Service providers (such as AT&T) allow for parental limits such as time of day and permitted contacts. The Home Smart Phone can allow incoming and outgoing calls and messages from 3-8pm only, for example. You can even block everyone but a few chosen people (Mom, Dad, Grandma, Grandpa, neighbor, etc.) both for phone calls and text messages.
- With proven trust and responsibility, you can add more of your child’s friends as permitted contacts for them to talk and text with.
- Sharing with siblings builds character
- Peace of mind when children may need to be home alone.
- Other children won’t be calling or texting your phone in order to reach your child
Making it Work
A key to making this a successful transition into Smart Phone use is taking everything “smart” off of the phone. These phone have enormous capabilities which no young adolescent needs access to. They only require a phone which can make calls and send texts. Like our childhood days, they know there is a phone for them to use to communicate. Some argue,“we should not drag our kids back to the past we grew up in.” However, there is abounding evidence that children have ZERO NEED and gain ZERO BENEFIT from heavy screen use and access to the internet or social media at a young age.

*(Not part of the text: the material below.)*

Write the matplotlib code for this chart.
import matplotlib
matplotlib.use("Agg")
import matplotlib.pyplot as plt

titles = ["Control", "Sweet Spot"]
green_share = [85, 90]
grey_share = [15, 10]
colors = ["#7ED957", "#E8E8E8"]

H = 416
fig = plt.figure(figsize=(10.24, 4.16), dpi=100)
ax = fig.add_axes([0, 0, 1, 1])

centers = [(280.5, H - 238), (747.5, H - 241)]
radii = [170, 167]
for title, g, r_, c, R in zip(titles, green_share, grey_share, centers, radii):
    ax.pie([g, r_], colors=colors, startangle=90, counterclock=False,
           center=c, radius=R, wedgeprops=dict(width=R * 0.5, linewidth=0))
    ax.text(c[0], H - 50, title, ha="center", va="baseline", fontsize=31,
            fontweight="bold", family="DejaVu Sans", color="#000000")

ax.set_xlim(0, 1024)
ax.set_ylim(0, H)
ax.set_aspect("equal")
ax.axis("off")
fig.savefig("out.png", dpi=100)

Any time you combine smart phones and children, the best recommendation is to use the iPhone. Apple has built in restrictions that make safety and security ultra-easy. As you set up your Home Smart Phone consider the following limits to make this work:
- Turn off everything that makes the smart phones “smart.” RESTRICTIONS on an iPhone allows you to turn off Safari (internet), Camera, iTunes Store, Installing and Deleting Apps, Location services, Twitter and Facebook (which comes standard on iOS) and more. DO ALL OF THIS at first, you can add certain features later if needed.
You may decide to allow Facetime for face to face communication with grandparents, but note that Facetime should always be used in a public room, not behind closed doors.
- Define the ONE place the Home Smart Phone must stay. Will it be allowed away from the “home base”? (i.e. into bedroom, outside the house, etc.) Regardless, it needs home base where it remains and is charged.
This should not be in the child’s room as this sets up an expectation for phones in the bedroom when they do have their own phone.
- Enter only the contacts allowed in clear and understandable terms such as “Grandma Smith” instead of Norma Smith. Add the allowed contacts to the favorites list for ease of use.
- Set up service provider limits to disable the ability to call or text anyone other than these approved numbers. This also allows for time limits to be set up for when phone can be used.
- Teach littlest ones how to make emergency calls
- Listen to your children place and receive calls. Are they courteous when answering? Do they start the conversation appropriately when the other person answers? Help teach them proper phone etiquette.
A Home Smart Phone is the perfect answer to your child begging for a phone and your conflicted spirit to grant their desire. Be brave, don’t give into the cultural norm to give 10 year old children their own phone, much less one with unrestricted access. Stand up for their still developing character and the years of childhood they can still enjoy before assuming media responsibility like adults.